TT: And your favorite question (laughs) no doubt, who does he best remind you of, any player any level?
PC: Well, from an NBA perspective, he plays a lot like Dwayne Wade. He has the power, the finesse, can play with the ball in his hands, can play without the ball in his hands. And then he makes plays at the rim, makes plays in the open court, can post. He just brings a lot of stuff to the table.
TT: Pat, tell us your favorite Darryl Morsell moment on the court.

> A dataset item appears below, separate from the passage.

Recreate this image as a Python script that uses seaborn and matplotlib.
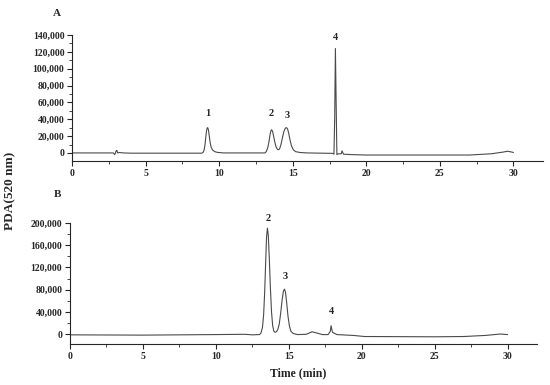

PC: It might have been this summer, and we were at a team camp. It was Maryland's actually. We were playing Sidwell Friends, and he was kinda out there....we were up by like 5-6 points, and I wasn't even coaching the game. But I was getting a little pissed (laughs). And I just stood up and yelled, 'take over the game. Take over the game. Learn how to dominate.' And he must have listened because next thing I knew we were up by 18, 19 points. I think he had a hand in like the next nine possessions on both sides of the ball. So I think he has those kinds of capabilities to be a dominant player in stretches.
But for sure, he is self-motivated kid, but I think kids play way too many games these days. Like I tell our kids at the high school level, we don't play double-headers, triple-headers, quadruple-headers....you play one game, and you win or lose. So that becomes a mindset, a maturity level thing.
TT: So looking at his career here at MSJ and its impact, as well as where you expect this season to go?
PC: As a freshman he was 29-1 on Jayvee. His sophomore year, we won the BCL and we were 33-6.
This year we should be pretty good, as we have a really good nucleus back from last year with those guys and some new guys coming in. And some guys who had specific roles last year but will have to kinda emerge from those roles this year. Guys now have that opportunity, and they are more than capable to rise to the chance, to the occasion. And for Darryl, like I said, so versatile, so he will play the one, the two, the three, the four for us this year. He will do it all.
TT: And away from the floor, what sums Darryl Morsell up most?
PC: He is just a really good kid, fun to be around, good personality and sense of humor. And he has matured, he has put himself in a position to choose a school like this from an athletic and an academic standpoint. You don't just wake up and put yourself in such a position, as it’s an accumulation of what he has done.
TT: How tough a call will it be between these final college options of his?
PC: He's got great choices, but he has tough choices and I would not want to be in his shoes. In the recruiting process, only one person becomes happy. It’s tough for a young man of his age to tell someone no, especially all the time and effort schools put into it.
And his has been different than others, I always thought he was this caliber player, but it just took time for other people to realize it. And comparing his recruitment to some of the other guys, this has been different from just the 'toss- up' factor.
And I mean, last spring he was taking unofficials to Towson and Delaware and George Mason, and now it’s like, 'wow,' things kinda changed really quickly in terms of the level of schools recruiting him
But Maryland, they definitely put in the time and effort. They have shown that he is important and a priority for them. Most kids who grow up in this area follow Maryland basketball. As a program it has changed a little bit because now they are in the B1G 10, and not the ACC. But regardless of where he goes, he will be a success.
And Notre Dame, they worked extremely hard, put in time and effort, and like I said it will be a real tough decision for the kid, I have had one at Maryland before, and one at Notre Dame before, so it's tough.
TT: Shifting gears some, update the progress and status of Jalen Smith for us, your prized 6-10 junior big man who will be attending the Terps Junior Day event this weekend at College Park.
PC: Jalen, he has really improved a lot since last year. He's a two-year varsity player, and you have to remember he played varsity as a freshman as a 14 year old, Then varsity as a sophomore at 15 and his body was not where it needed to be, but he was still a very productive player. He averaged 12 points and 8 rebounds and 2 blocks a game for a sophomore, and for a team that won 33 games.
He is now about 6-10, he has gotten stronger, up to about 195, 200 pounds. And he looks stronger, on the court he is more stable and doesn't fall as much. He is such a versatile player for his size.
I will be honest, the sky is the limit for him with his length, athleticism, timing, touch, skill set. He has a chance to be very, very good. Maryland is still definitely strong in the mix. And he's got a lot of offers, I mean Maryland, Villanova, Virginia, Miami, Wake Forest....and then Kentucky has come in to see him, Stanford, Michigan, Florida. I mean, he's got a lot of options and he's a really good student and his education is really, really important to him.
TT: Finally, tell us about your rising sophomore guard James Bishop, who you feel strongly about as well.
PC: James is another in a long line of MSJ guards. He's a 6-2 lefty combo guard, kinda Kam Williams-like in that high-level shooter/scorer. He played varsity as a freshman and he scored, I think, 385 points coming off the bench for us. This year he will be a starter, and he's gotten stronger and has a year under his belt. He is a very capable player who can play at a high level at college.